--- begin ---

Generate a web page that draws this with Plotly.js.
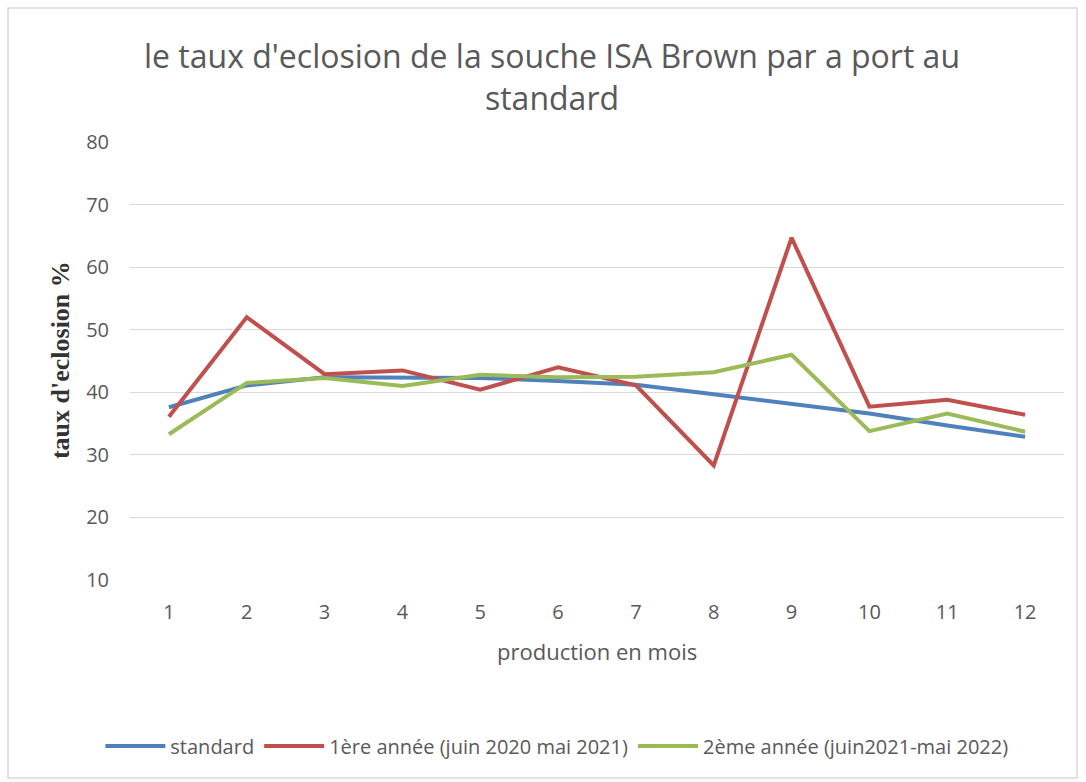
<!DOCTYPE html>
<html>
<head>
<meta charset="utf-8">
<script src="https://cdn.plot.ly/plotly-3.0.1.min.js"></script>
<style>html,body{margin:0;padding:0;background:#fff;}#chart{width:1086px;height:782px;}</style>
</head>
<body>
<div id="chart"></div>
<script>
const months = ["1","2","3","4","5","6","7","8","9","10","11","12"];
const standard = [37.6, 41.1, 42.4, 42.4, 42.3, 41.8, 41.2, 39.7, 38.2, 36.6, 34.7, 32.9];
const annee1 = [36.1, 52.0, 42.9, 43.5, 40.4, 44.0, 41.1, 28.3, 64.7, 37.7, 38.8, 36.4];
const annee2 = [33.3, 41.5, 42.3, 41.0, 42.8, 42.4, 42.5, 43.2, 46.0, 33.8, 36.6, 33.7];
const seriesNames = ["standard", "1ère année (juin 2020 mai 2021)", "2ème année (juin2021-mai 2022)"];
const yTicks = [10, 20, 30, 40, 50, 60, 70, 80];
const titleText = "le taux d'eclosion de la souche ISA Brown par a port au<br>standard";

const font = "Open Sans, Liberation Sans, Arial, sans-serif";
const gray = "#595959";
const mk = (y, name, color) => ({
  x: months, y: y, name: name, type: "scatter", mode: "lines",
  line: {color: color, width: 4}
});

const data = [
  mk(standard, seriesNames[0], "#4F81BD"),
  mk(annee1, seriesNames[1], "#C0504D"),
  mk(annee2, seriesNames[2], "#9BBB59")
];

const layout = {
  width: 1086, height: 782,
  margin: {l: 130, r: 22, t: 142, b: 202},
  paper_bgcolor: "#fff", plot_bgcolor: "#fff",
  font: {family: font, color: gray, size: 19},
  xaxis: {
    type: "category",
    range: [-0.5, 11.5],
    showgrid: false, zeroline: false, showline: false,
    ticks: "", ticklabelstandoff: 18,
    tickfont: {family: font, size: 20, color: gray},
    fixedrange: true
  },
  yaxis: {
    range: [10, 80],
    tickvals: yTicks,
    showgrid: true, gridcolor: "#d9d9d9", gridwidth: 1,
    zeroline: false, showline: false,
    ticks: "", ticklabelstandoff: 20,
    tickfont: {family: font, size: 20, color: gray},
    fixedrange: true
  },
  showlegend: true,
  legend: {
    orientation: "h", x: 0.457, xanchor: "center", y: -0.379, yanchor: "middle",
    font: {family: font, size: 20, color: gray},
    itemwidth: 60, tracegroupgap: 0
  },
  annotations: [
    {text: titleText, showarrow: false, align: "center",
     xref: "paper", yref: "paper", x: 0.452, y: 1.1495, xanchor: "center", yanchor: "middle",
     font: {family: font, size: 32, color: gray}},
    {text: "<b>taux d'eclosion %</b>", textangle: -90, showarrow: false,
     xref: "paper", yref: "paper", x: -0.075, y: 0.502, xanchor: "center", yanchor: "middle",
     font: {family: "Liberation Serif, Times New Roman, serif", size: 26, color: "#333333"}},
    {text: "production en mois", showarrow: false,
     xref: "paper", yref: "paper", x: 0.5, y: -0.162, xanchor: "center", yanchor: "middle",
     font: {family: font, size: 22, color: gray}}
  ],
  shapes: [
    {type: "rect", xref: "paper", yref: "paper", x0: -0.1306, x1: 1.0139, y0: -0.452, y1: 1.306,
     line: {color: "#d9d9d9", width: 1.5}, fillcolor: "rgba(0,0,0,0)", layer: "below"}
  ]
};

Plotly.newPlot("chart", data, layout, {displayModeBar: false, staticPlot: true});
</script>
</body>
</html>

--- end ---

- _Task directions_:
Without the pictures, print the whole listing exactly as given.

- _Solved exercise_:
Generate a web page that draws this with Plotly.js.
<!DOCTYPE html>
<html>
<head>
<meta charset="utf-8">
<script src="https://cdn.plot.ly/plotly-3.0.1.min.js"></script>
<style>html,body{margin:0;padding:0;background:#fff;}#chart{width:1086px;height:782px;}</style>
</head>
<body>
<div id="chart"></div>
<script>
const months = ["1","2","3","4","5","6","7","8","9","10","11","12"];
const standard = [37.6, 41.1, 42.4, 42.4, 42.3, 41.8, 41.2, 39.7, 38.2, 36.6, 34.7, 32.9];
const annee1 = [36.1, 52.0, 42.9, 43.5, 40.4, 44.0, 41.1, 28.3, 64.7, 37.7, 38.8, 36.4];
const annee2 = [33.3, 41.5, 42.3, 41.0, 42.8, 42.4, 42.5, 43.2, 46.0, 33.8, 36.6, 33.7];
const seriesNames = ["standard", "1ère année (juin 2020 mai 2021)", "2ème année (juin2021-mai 2022)"];
const yTicks = [10, 20, 30, 40, 50, 60, 70, 80];
const titleText = "le taux d'eclosion de la souche ISA Brown par a port au<br>standard";

const font = "Open Sans, Liberation Sans, Arial, sans-serif";
const gray = "#595959";
const mk = (y, name, color) => ({
  x: months, y: y, name: name, type: "scatter", mode: "lines",
  line: {color: color, width: 4}
});

const data = [
  mk(standard, seriesNames[0], "#4F81BD"),
  mk(annee1, seriesNames[1], "#C0504D"),
  mk(annee2, seriesNames[2], "#9BBB59")
];

const layout = {
  width: 1086, height: 782,
  margin: {l: 130, r: 22, t: 142, b: 202},
  paper_bgcolor: "#fff", plot_bgcolor: "#fff",
  font: {family: font, color: gray, size: 19},
  xaxis: {
    type: "category",
    range: [-0.5, 11.5],
    showgrid: false, zeroline: false, showline: false,
    ticks: "", ticklabelstandoff: 18,
    tickfont: {family: font, size: 20, color: gray},
    fixedrange: true
  },
  yaxis: {
    range: [10, 80],
    tickvals: yTicks,
    showgrid: true, gridcolor: "#d9d9d9", gridwidth: 1,
    zeroline: false, showline: false,
    ticks: "", ticklabelstandoff: 20,
    tickfont: {family: font, size: 20, color: gray},
    fixedrange: true
  },
  showlegend: true,
  legend: {
    orientation: "h", x: 0.457, xanchor: "center", y: -0.379, yanchor: "middle",
    font: {family: font, size: 20, color: gray},
    itemwidth: 60, tracegroupgap: 0
  },
  annotations: [
    {text: titleText, showarrow: false, align: "center",
     xref: "paper", yref: "paper", x: 0.452, y: 1.1495, xanchor: "center", yanchor: "middle",
     font: {family: font, size: 32, color: gray}},
    {text: "<b>taux d'eclosion %</b>", textangle: -90, showarrow: false,
     xref: "paper", yref: "paper", x: -0.075, y: 0.502, xanchor: "center", yanchor: "middle",
     font: {family: "Liberation Serif, Times New Roman, serif", size: 26, color: "#333333"}},
    {text: "production en mois", showarrow: false,
     xref: "paper", yref: "paper", x: 0.5, y: -0.162, xanchor: "center", yanchor: "middle",
     font: {family: font, size: 22, color: gray}}
  ],
  shapes: [
    {type: "rect", xref: "paper", yref: "paper", x0: -0.1306, x1: 1.0139, y0: -0.452, y1: 1.306,
     line: {color: "#d9d9d9", width: 1.5}, fillcolor: "rgba(0,0,0,0)", layer: "below"}
  ]
};

Plotly.newPlot("chart", data, layout, {displayModeBar: false, staticPlot: true});
</script>
</body>
</html>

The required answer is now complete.